Jian Zhang (James) edited this page May 17, 2023 · 4 revisions

Graph Partition#

For users who are already familiar with DGL and know how to construct DGL graph, GraphStorm provides two graph partition tools to partition DGL graphs into the required input format for GraphStorm launch tool for training and inference.

  • –dataset: (Required) the graph dataset name defined for the saved DGL graph file.

  • –filepath: (Required) the file path of the saved DGL graph file.

  • –target_ntype: the node type for making prediction, required for node classification/regression tasks. This argument is associated with the node type having labels. Current GraphStorm supports one predict node type only.

  • –ntype_task: the node type task to perform. Only support classification and regression so far. Default is classification.

  • –nlabel_field: the field that stores labels on the predict node type, required if set the target_ntype. The format is nodetype:labelname, e.g., “paper:label”.

  • –target_etype: the canonical edge type for making prediction, required for edge classification/regression tasks. This argument is associated with the edge type having labels. Current GraphStorm supports one predict edge type only. The format is src_ntype,etype,dst_ntype, e.g., “author,write,paper”.

  • –etype_task: the edge type task to perform. Only allow classification and regression so far. Default is classification.

  • –elabel_field: the field that stores labels on the predict edge type, required if set the target_etype.
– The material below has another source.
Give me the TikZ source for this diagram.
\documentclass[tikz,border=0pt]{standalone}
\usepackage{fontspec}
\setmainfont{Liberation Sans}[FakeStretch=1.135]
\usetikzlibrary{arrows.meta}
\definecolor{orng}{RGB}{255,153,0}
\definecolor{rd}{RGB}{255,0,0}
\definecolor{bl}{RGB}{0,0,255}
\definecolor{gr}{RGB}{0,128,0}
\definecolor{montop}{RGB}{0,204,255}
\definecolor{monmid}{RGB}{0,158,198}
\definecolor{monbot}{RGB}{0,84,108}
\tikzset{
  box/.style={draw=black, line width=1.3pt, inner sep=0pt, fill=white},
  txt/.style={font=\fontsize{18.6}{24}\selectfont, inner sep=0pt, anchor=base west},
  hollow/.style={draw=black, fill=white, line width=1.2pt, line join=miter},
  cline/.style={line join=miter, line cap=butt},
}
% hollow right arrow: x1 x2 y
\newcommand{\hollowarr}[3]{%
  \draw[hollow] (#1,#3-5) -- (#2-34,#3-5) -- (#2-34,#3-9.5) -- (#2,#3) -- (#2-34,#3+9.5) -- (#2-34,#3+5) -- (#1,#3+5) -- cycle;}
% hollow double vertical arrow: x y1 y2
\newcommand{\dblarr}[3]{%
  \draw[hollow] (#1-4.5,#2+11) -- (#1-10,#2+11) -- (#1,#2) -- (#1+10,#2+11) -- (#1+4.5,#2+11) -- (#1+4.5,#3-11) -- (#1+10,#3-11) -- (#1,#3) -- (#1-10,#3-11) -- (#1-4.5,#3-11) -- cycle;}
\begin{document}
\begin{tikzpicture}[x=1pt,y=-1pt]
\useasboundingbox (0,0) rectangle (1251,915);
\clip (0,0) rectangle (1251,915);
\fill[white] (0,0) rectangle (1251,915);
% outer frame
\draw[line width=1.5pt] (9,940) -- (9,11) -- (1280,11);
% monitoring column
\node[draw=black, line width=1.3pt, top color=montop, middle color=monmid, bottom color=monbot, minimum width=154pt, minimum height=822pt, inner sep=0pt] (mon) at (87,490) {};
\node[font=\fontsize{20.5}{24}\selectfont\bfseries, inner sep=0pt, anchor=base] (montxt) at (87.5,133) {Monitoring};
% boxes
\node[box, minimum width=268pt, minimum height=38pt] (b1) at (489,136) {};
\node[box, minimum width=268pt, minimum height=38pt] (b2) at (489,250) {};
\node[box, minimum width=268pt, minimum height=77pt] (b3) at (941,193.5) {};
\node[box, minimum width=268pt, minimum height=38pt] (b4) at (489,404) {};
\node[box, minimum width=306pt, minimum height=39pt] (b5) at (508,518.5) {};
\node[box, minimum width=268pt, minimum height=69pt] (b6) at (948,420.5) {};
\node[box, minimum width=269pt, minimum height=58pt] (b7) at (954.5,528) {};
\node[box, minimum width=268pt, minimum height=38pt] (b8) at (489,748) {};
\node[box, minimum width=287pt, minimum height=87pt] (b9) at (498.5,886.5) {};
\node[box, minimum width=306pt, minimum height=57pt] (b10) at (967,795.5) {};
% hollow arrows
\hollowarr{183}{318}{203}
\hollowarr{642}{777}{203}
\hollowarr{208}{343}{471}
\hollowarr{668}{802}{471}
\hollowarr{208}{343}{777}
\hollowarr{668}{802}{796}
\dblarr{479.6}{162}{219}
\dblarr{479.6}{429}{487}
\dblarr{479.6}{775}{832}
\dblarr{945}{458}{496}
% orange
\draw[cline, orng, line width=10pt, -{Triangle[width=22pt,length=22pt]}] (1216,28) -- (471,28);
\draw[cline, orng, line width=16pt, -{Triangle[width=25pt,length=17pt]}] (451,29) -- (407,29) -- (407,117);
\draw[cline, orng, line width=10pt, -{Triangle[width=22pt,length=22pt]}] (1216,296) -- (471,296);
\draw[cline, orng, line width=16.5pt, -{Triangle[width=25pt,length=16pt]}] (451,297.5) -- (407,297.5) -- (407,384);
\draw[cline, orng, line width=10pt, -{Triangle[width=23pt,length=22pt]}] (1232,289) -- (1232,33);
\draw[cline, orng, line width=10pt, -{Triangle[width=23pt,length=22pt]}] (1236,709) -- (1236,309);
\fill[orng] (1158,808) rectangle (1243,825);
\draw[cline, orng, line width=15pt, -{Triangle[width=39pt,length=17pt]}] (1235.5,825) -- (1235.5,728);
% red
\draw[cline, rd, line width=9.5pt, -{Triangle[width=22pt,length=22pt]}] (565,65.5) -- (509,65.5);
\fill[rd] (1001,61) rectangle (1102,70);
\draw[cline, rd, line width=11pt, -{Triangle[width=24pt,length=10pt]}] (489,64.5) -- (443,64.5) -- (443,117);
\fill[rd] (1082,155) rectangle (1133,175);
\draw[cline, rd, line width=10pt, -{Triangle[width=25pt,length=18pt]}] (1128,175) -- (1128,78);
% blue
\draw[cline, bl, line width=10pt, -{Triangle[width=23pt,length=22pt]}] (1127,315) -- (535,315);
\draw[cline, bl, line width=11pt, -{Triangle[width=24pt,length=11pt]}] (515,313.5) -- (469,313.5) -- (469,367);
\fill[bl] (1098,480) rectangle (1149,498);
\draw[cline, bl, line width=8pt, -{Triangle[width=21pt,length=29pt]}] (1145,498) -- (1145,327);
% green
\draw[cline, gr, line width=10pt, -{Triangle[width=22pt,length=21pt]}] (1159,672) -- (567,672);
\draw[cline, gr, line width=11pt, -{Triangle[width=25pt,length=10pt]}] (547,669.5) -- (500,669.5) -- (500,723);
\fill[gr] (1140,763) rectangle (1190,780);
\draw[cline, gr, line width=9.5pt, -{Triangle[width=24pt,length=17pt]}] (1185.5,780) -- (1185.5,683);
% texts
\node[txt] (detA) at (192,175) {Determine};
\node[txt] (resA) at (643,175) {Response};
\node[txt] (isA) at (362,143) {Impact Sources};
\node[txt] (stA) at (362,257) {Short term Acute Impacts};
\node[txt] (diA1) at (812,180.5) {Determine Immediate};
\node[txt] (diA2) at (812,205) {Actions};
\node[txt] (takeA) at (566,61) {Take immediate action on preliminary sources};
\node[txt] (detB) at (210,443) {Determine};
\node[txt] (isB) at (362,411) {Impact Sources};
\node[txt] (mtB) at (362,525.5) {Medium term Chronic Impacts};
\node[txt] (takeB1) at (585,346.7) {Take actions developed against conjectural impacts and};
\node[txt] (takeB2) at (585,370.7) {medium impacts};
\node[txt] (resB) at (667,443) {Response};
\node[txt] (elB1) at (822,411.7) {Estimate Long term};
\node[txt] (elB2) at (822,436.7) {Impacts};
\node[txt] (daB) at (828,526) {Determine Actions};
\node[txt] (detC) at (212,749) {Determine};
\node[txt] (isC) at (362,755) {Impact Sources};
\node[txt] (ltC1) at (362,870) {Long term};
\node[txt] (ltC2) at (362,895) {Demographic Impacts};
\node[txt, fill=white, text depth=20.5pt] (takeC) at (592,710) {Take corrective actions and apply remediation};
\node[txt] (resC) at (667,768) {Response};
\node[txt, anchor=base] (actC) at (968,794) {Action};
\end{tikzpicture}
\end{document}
The format is src_ntype,etype,dst_ntype:labelname, e.g., “author,write,paper:label”.

  • –generate_new_node_split: a boolean value, required if need the partition script to split nodes for training/validation/test sets. If set this argument true, must set the target_ntype argument too.

  • –generate_new_edge_split: a boolean value, required if need the partition script to split edges for training/validation/test sets. If set this argument true, you must set the target_etype argument too.
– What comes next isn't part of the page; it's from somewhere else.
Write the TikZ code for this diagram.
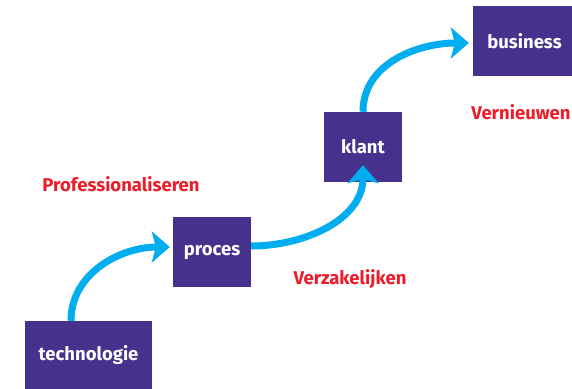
\documentclass[tikz,border=0pt]{standalone}
\usepackage{fontspec}
\setmainfont{Fira Sans}
\usetikzlibrary{arrows.meta}
\definecolor{paars}{HTML}{46328C}
\definecolor{cyaan}{HTML}{00AEEF}
\definecolor{rood}{HTML}{EC1C2A}
\begin{document}
\begin{tikzpicture}[x=1pt,y=1pt,
  blok/.style={fill=paars,text=white,font=\bfseries\fontsize{18.5}{22}\selectfont,
    minimum width=78pt,minimum height=70pt,inner sep=0pt},
  fase/.style={text=rood,font=\bfseries\fontsize{18.5}{22}\selectfont},
  pijl/.style={cyaan,line width=7pt,
    -{Stealth[length=18pt,width=31pt,inset=4pt]}},
  ]
\useasboundingbox (0,0) rectangle (572,388);
\node[blok,minimum width=127pt,minimum height=68pt] (technologie) at (88.5,33) {technologie};
\node[blok] (proces) at (212,136) {proces};
\node[blok] (klant) at (363,241) {klant};
\node[blok,minimum width=103pt] (business) at (524.5,347) {business};

\node[fase] (prof) at (121,204) {Professionaliseren};
\node[fase] (zakelijk) at (350,109) {Verzakelijken};
\node[fase] (nieuw) at (521,276) {Vernieuwen};

\draw[pijl] ([xshift=-17.5pt]technologie.north) to[out=90,in=180] ([shift={(-3pt,5pt)}]proces.west);
\draw[pijl] ([yshift=6pt]proces.east) to[out=0,in=-90] ([yshift=17pt]klant.south);
\draw[pijl] (klant.north) to[out=90,in=180] ([shift={(-4pt,-2pt)}]business.west);

\end{tikzpicture}
\end{document}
  • –train_pct: a float value (>0. and <1.) with default value 0.8. If you want the partition script to split nodes/edges for training/validation/test sets, you can set this value to control the percentage of nodes/edges for training.

  • –val_pct: a float value (>0. and <1.) with default value 0.1. You can set this value to control the percentage of nodes/edges for validation.

Note

The sum of the train_pct and val_pct should be less than 1. And the percentage of test nodes/edges is the result of 1-(train_pct + val_pct).

  • –undirected: if add this argument, will add reverse edges to the given graph.

  • –retain_original_features: boolean value to control if use the original features generated by dataset, e.g., embeddings of paper abstracts. If set to true, will keep the original features; otherwise we will use the tokenized text for using BERT models to generate embeddings.

  • –num_parts: (Required) integer value that specifies partitions the DGL graph to be split. Remember this number because we will need to set it in the model training step.

  • –output: (Required) the folder path that the partitioned DGL graph will be saved.

  • –dataset: (Required) the graph name defined for the saved DGL graph file.

  • –filepath: (Required) the file path of the saved DGL graph file.

  • –target_etypes: (Required) the canonical edge type for making prediction. GraphStorm supports one predict edge type only. The format is src_ntype,etype,dst_ntype, e.g., “author,write,paper”.

  • –train_pct: a float value (>0. and <1.) with default value 0.8. If you want the partition script to split nodes/edges for training/validation/test sets, you can set this value to control the percentage of nodes/edges for training.

  • –val_pct: a float value (>0. and <1.) with default value 0.1. You can set this value to control the percentage of nodes/edges for validation.

Note

The sum of the train_pct and val_pct should less than 1. And the percentage of test nodes/edges is the result of 1-(train_pct + val_pct).

  • –undirected: if add this argument, will add reverse edges to the given graphs.

  • –train_graph_only: boolean value to control if partition the training graph or not, default is true.

  • –retain_original_features: boolean value to control if use the original features generated by dataset, e.g., embeddings of paper abstracts. If set to true, will keep the original features; otherwise we will use the tokenized text for using BERT models to generate embeddings.

  • –retain_etypes: the list of canonical edge type that will be retained before partitioning the graph. This might be helpful to remove noise edges in this application. Format example: —-retain_etypes query,clicks,asin query,adds,asin query,purchases,asin asin,rev-clicks,query.

  • –num_parts: (Required) integer value that specifies partitions the DGL graph to be split. Remember this number because we will need to set it in the model training step.

  • –output: (Required) the folder path that the partitioned DGL graph will be saved.